→ **WORK TO BE COMPLETED**: Produce a word-for-word copy of the listing below without its pictures.

→ **SUPPLIED DATA**:
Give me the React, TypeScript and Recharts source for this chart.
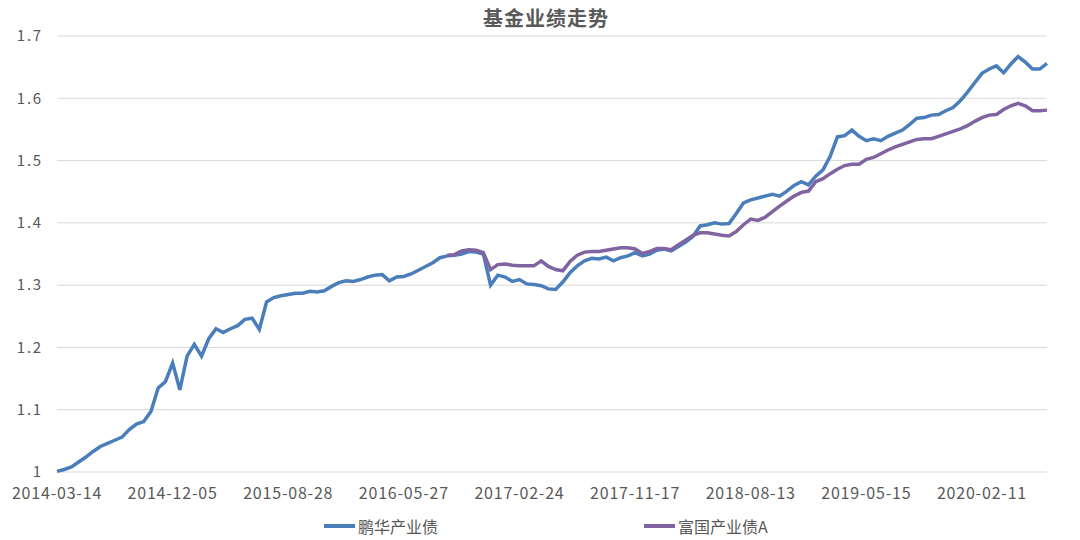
import React from 'react';
import { LineChart, Line, XAxis, YAxis, CartesianGrid } from 'recharts';

const title = '基金业绩走势';
const seriesNames = ['鹏华产业债', '富国产业债A'];
const tickLabels = [
  '2014-03-14', '2014-12-05', '2015-08-28', '2016-05-27', '2017-02-24',
  '2017-11-17', '2018-08-13', '2019-05-15', '2020-02-11',
];
const yTicks = [1, 1.1, 1.2, 1.3, 1.4, 1.5, 1.6, 1.7];

const penghua = [
  1.001, 1.004, 1.008, 1.016, 1.024, 1.033, 1.041, 1.046, 1.051, 1.056,
  1.068, 1.077, 1.081, 1.097, 1.135, 1.145, 1.175, 1.132, 1.186, 1.205,
  1.186, 1.214, 1.230, 1.224, 1.230, 1.235, 1.245, 1.247, 1.229, 1.273,
  1.280, 1.283, 1.285, 1.287, 1.287, 1.290, 1.289, 1.291, 1.298, 1.304,
  1.307, 1.306, 1.309, 1.313, 1.316, 1.317, 1.307, 1.313, 1.314, 1.318,
  1.324, 1.330, 1.336, 1.344, 1.347, 1.348, 1.350, 1.354, 1.353, 1.350,
  1.300, 1.316, 1.313, 1.306, 1.309, 1.302, 1.301, 1.299, 1.294, 1.293,
  1.305, 1.320, 1.331, 1.339, 1.343, 1.342, 1.345, 1.339, 1.344, 1.347,
  1.352, 1.347, 1.350, 1.356, 1.358, 1.355, 1.362, 1.369, 1.378, 1.395,
  1.397, 1.400, 1.398, 1.399, 1.415, 1.432, 1.437, 1.440, 1.443, 1.446,
  1.443, 1.451, 1.460, 1.466, 1.461, 1.475, 1.485, 1.507, 1.538, 1.540,
  1.549, 1.539, 1.532, 1.535, 1.532, 1.539, 1.544, 1.549, 1.558, 1.568,
  1.569, 1.573, 1.574, 1.580, 1.585, 1.596, 1.610, 1.625, 1.640, 1.647,
  1.652, 1.641, 1.655, 1.667, 1.658, 1.647, 1.647, 1.656,
];

const fuguoStart = 54;
const fuguo = [
  1.348, 1.349, 1.355, 1.357, 1.356, 1.352,
  1.325, 1.333, 1.334, 1.332, 1.331, 1.331, 1.331, 1.339, 1.330, 1.325,
  1.323, 1.338, 1.348, 1.353, 1.354, 1.354, 1.356, 1.358, 1.360, 1.360,
  1.358, 1.351, 1.354, 1.359, 1.359, 1.357, 1.365, 1.372, 1.380, 1.384,
  1.384, 1.382, 1.380, 1.379, 1.386, 1.397, 1.406, 1.404, 1.409, 1.418,
  1.427, 1.435, 1.443, 1.449, 1.451, 1.466, 1.471, 1.479, 1.486, 1.492,
  1.494, 1.494, 1.502, 1.505, 1.511, 1.517, 1.522, 1.526, 1.530, 1.534,
  1.535, 1.535, 1.539, 1.543, 1.547, 1.551, 1.556, 1.563, 1.569, 1.573,
  1.574, 1.582, 1.588, 1.592, 1.588, 1.580, 1.580, 1.581,
];

const STEP = 16;
const data = penghua.map((v, i) => ({
  i,
  penghua: v,
  fuguo: i >= fuguoStart ? fuguo[i - fuguoStart] : null,
}));
const xTicks = tickLabels.map((_, k) => k * STEP);

const BLUE = '#4a7ebb';
const PURPLE = '#8064a2';
const FONT = '"Noto Sans CJK SC", "Noto Sans", sans-serif';

export default function App() {
  return (
    <div style={{ position: 'absolute', left: 0, top: 0, width: 1080, height: 540, background: '#fff', fontFamily: FONT }}>
      <div style={{ position: 'absolute', left: 0, width: 1092, top: 4, textAlign: 'center', fontSize: 20, fontWeight: 'bold', color: '#595959', lineHeight: '28px', letterSpacing: 1 }}>
        {title}
      </div>
      <LineChart
        width={1080}
        height={540}
        data={data}
        margin={{ top: 36, right: 33, left: 0, bottom: 38 }}
      >
        <CartesianGrid vertical={false} stroke="#d9d9d9" strokeWidth={1} />
        <XAxis
          dataKey="i"
          type="number"
          domain={[0, penghua.length - 1]}
          ticks={xTicks}
          tickFormatter={(v) => tickLabels[Math.round(v / STEP)]}
          axisLine={false}
          tickLine={false}
          tickMargin={10}
          height={30}
          interval={0}
          tick={{ fill: '#595959', fontSize: 16, fontFamily: FONT, letterSpacing: 0.8 }}
        />
        <YAxis
          type="number"
          domain={[1, 1.7]}
          ticks={yTicks}
          tickFormatter={(v) => (v === 1 ? '1' : v.toFixed(1))}
          axisLine={false}
          tickLine={false}
          tickMargin={8}
          width={57}
          interval={0}
          tick={{ fill: '#595959', fontSize: 15, fontFamily: FONT, letterSpacing: 1.8 }}
        />
        <Line
          type="linear"
          dataKey="penghua"
          name={seriesNames[0]}
          stroke={BLUE}
          strokeWidth={3.5}
          dot={false}
          isAnimationActive={false}
        />
        <Line
          type="linear"
          dataKey="fuguo"
          name={seriesNames[1]}
          stroke={PURPLE}
          strokeWidth={3.5}
          dot={false}
          connectNulls={false}
          isAnimationActive={false}
        />
      </LineChart>
      {[
        { name: seriesNames[0], color: BLUE, left: 324 },
        { name: seriesNames[1], color: PURPLE, left: 644 },
      ].map((it) => (
        <div key={it.name} style={{ position: 'absolute', top: 515, left: it.left, display: 'flex', alignItems: 'center', height: 22 }}>
          <div style={{ width: 31, height: 4, background: it.color, marginRight: 3 }} />
          <span style={{ fontSize: 16, color: '#595959', lineHeight: '22px' }}>{it.name}</span>
        </div>
      ))}
    </div>
  );
}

→ **COMPLETE ANSWER**:
Give me the React, TypeScript and Recharts source for this chart.
import React from 'react';
import { LineChart, Line, XAxis, YAxis, CartesianGrid } from 'recharts';

const title = '基金业绩走势';
const seriesNames = ['鹏华产业债', '富国产业债A'];
const tickLabels = [
  '2014-03-14', '2014-12-05', '2015-08-28', '2016-05-27', '2017-02-24',
  '2017-11-17', '2018-08-13', '2019-05-15', '2020-02-11',
];
const yTicks = [1, 1.1, 1.2, 1.3, 1.4, 1.5, 1.6, 1.7];

const penghua = [
  1.001, 1.004, 1.008, 1.016, 1.024, 1.033, 1.041, 1.046, 1.051, 1.056,
  1.068, 1.077, 1.081, 1.097, 1.135, 1.145, 1.175, 1.132, 1.186, 1.205,
  1.186, 1.214, 1.230, 1.224, 1.230, 1.235, 1.245, 1.247, 1.229, 1.273,
  1.280, 1.283, 1.285, 1.287, 1.287, 1.290, 1.289, 1.291, 1.298, 1.304,
  1.307, 1.306, 1.309, 1.313, 1.316, 1.317, 1.307, 1.313, 1.314, 1.318,
  1.324, 1.330, 1.336, 1.344, 1.347, 1.348, 1.350, 1.354, 1.353, 1.350,
  1.300, 1.316, 1.313, 1.306, 1.309, 1.302, 1.301, 1.299, 1.294, 1.293,
  1.305, 1.320, 1.331, 1.339, 1.343, 1.342, 1.345, 1.339, 1.344, 1.347,
  1.352, 1.347, 1.350, 1.356, 1.358, 1.355, 1.362, 1.369, 1.378, 1.395,
  1.397, 1.400, 1.398, 1.399, 1.415, 1.432, 1.437, 1.440, 1.443, 1.446,
  1.443, 1.451, 1.460, 1.466, 1.461, 1.475, 1.485, 1.507, 1.538, 1.540,
  1.549, 1.539, 1.532, 1.535, 1.532, 1.539, 1.544, 1.549, 1.558, 1.568,
  1.569, 1.573, 1.574, 1.580, 1.585, 1.596, 1.610, 1.625, 1.640, 1.647,
  1.652, 1.641, 1.655, 1.667, 1.658, 1.647, 1.647, 1.656,
];

const fuguoStart = 54;
const fuguo = [
  1.348, 1.349, 1.355, 1.357, 1.356, 1.352,
  1.325, 1.333, 1.334, 1.332, 1.331, 1.331, 1.331, 1.339, 1.330, 1.325,
  1.323, 1.338, 1.348, 1.353, 1.354, 1.354, 1.356, 1.358, 1.360, 1.360,
  1.358, 1.351, 1.354, 1.359, 1.359, 1.357, 1.365, 1.372, 1.380, 1.384,
  1.384, 1.382, 1.380, 1.379, 1.386, 1.397, 1.406, 1.404, 1.409, 1.418,
  1.427, 1.435, 1.443, 1.449, 1.451, 1.466, 1.471, 1.479, 1.486, 1.492,
  1.494, 1.494, 1.502, 1.505, 1.511, 1.517, 1.522, 1.526, 1.530, 1.534,
  1.535, 1.535, 1.539, 1.543, 1.547, 1.551, 1.556, 1.563, 1.569, 1.573,
  1.574, 1.582, 1.588, 1.592, 1.588, 1.580, 1.580, 1.581,
];

const STEP = 16;
const data = penghua.map((v, i) => ({
  i,
  penghua: v,
  fuguo: i >= fuguoStart ? fuguo[i - fuguoStart] : null,
}));
const xTicks = tickLabels.map((_, k) => k * STEP);

const BLUE = '#4a7ebb';
const PURPLE = '#8064a2';
const FONT = '"Noto Sans CJK SC", "Noto Sans", sans-serif';

export default function App() {
  return (
    <div style={{ position: 'absolute', left: 0, top: 0, width: 1080, height: 540, background: '#fff', fontFamily: FONT }}>
      <div style={{ position: 'absolute', left: 0, width: 1092, top: 4, textAlign: 'center', fontSize: 20, fontWeight: 'bold', color: '#595959', lineHeight: '28px', letterSpacing: 1 }}>
        {title}
      </div>
      <LineChart
        width={1080}
        height={540}
        data={data}
        margin={{ top: 36, right: 33, left: 0, bottom: 38 }}
      >
        <CartesianGrid vertical={false} stroke="#d9d9d9" strokeWidth={1} />
        <XAxis
          dataKey="i"
          type="number"
          domain={[0, penghua.length - 1]}
          ticks={xTicks}
          tickFormatter={(v) => tickLabels[Math.round(v / STEP)]}
          axisLine={false}
          tickLine={false}
          tickMargin={10}
          height={30}
          interval={0}
          tick={{ fill: '#595959', fontSize: 16, fontFamily: FONT, letterSpacing: 0.8 }}
        />
        <YAxis
          type="number"
          domain={[1, 1.7]}
          ticks={yTicks}
          tickFormatter={(v) => (v === 1 ? '1' : v.toFixed(1))}
          axisLine={false}
          tickLine={false}
          tickMargin={8}
          width={57}
          interval={0}
          tick={{ fill: '#595959', fontSize: 15, fontFamily: FONT, letterSpacing: 1.8 }}
        />
        <Line
          type="linear"
          dataKey="penghua"
          name={seriesNames[0]}
          stroke={BLUE}
          strokeWidth={3.5}
          dot={false}
          isAnimationActive={false}
        />
        <Line
          type="linear"
          dataKey="fuguo"
          name={seriesNames[1]}
          stroke={PURPLE}
          strokeWidth={3.5}
          dot={false}
          connectNulls={false}
          isAnimationActive={false}
        />
      </LineChart>
      {[
        { name: seriesNames[0], color: BLUE, left: 324 },
        { name: seriesNames[1], color: PURPLE, left: 644 },
      ].map((it) => (
        <div key={it.name} style={{ position: 'absolute', top: 515, left: it.left, display: 'flex', alignItems: 'center', height: 22 }}>
          <div style={{ width: 31, height: 4, background: it.color, marginRight: 3 }} />
          <span style={{ fontSize: 16, color: '#595959', lineHeight: '22px' }}>{it.name}</span>
        </div>
      ))}
    </div>
  );
}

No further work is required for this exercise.